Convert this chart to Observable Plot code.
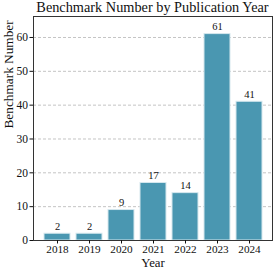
<!DOCTYPE html>
<html><head><meta charset="utf-8">
<script src="https://cdn.jsdelivr.net/npm/d3@7"></script>
<script src="https://cdn.jsdelivr.net/npm/@observablehq/plot@0.6"></script>
<style>
body{margin:0;background:#fff;font-family:"Liberation Serif","Times New Roman",serif;}
#title{width:239px;margin-left:33px;height:15px;line-height:15px;text-align:center;font-size:14.3px;color:#111;white-space:nowrap;}
#chart svg, #chart svg text{font-family:"Liberation Serif","Times New Roman",serif !important;}
</style></head>
<body>
<div id="title">Benchmark Number by Publication Year</div>
<div id="chart"></div>
<script>
const years = ["2018","2019","2020","2021","2022","2023","2024"];
const counts = [2, 2, 9, 17, 14, 61, 41];
const yTicks = [0, 10, 20, 30, 40, 50, 60];
const data = years.map((y, i) => ({year: y, count: counts[i]}));

const chart = Plot.plot({
  width: 273, height: 255,
  marginLeft: 33, marginRight: 1, marginTop: 1, marginBottom: 30,
  style: {fontFamily: "Liberation Serif", fontSize: "11.5px", color: "#111", background: "white"},
  x: {type: "band", domain: years, paddingInner: 0.2, paddingOuter: 0.3, label: null},
  y: {domain: [0, 66.2], label: null},
  marks: [
    Plot.gridY(yTicks, {stroke: "#c4c4c4", strokeOpacity: 1, strokeDasharray: "3,2"}),
    Plot.barY(data, {x: "year", y: "count", fill: "#4a97b1", stroke: "#d6e8ee", strokeWidth: 1}),
    Plot.text(data, {x: "year", y: "count", text: d => String(d.count), dy: -4, lineAnchor: "bottom", fontSize: 10.5, fill: "#111"}),
    Plot.frame({stroke: "#333"}),
    Plot.axisX({tickSize: 3.5, tickPadding: 1.5, fontSize: 11.2, label: null}),
    Plot.axisY(yTicks, {tickSize: 3.5, tickPadding: 2, fontSize: 11.5, label: null}),
    Plot.text(["Benchmark Number"], {frameAnchor: "left", dx: -25, rotate: -90, fontSize: 13.3, fill: "#111"}),
    Plot.text(["Year"], {frameAnchor: "bottom", dy: 22.5, lineAnchor: "middle", fontSize: 12.8, fill: "#111"})
  ]
});
document.getElementById("chart").appendChild(chart);
</script>
</body></html>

What this task involves: Report how many lines contain "chart". Give nothing but the number.

Exercise response: 5